An image of a field of crops being sprayed with water

The government's Environment Bill, announced in the Queen’s Speech on 14 October, includes proposals that, if enacted, will give the Environment Agency significant new powers to change abstraction rights without the need to pay compensation.

The government views the Environment Bill as one of its key vehicles for delivering a bold vision as set out in the 25-Year Environment Plan.

In terms of water use, the government wants to link abstraction licensing more tightly to its goal of restoring water bodies to as close to natural state as possible.

The Bill enables the environmental regulator, the Environment Agency, to propose the variation or revocation of abstraction licences without liability for paying compensation.

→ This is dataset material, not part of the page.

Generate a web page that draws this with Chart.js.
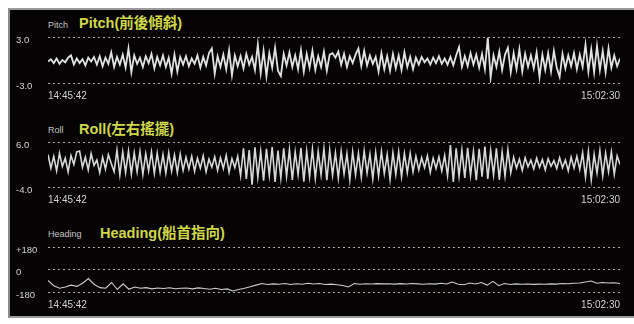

Government proposes this provision should apply where environmental damage is caused, or at risk of being caused, by abstraction. The Bill suggests that this power could be used where it is necessary ‘having regard to a relevant environmental objective’, or to ‘otherwise protect the water environment from damage’.

Furthermore, licensed ‘headroom’ volume may be removed without payment of compensation where actual abstraction is consistently less than the licensed volume. The Bill proposes that this provision should apply in cases where less than 75% of licensed volume is used for 12 consecutive years.

New powers to avoid paying compensation to licence holders for the loss of abstraction rights would apply to licences revoked or varied on or after 1 January 2028. This is to give time for the catchment-based approach to bed in and for abstraction licensing to be moved into the environmental permitting regime.

NFU action on this issue

The NFU is strongly opposed to Defra proposals for significant regulatory reform to give the Environment Agency increased powers to vary or revoke abstraction rights without having to offer compensation to licence holders.

The degree of certainty provided by an abstraction licence is important for food producing and manufacturing businesses. For example, business confidence and investment decisions are often made over many years in the knowledge that permission to abstract has been carefully considered and approved by the regulator.

The NFU will continue to engage with Defra and others on this important issue.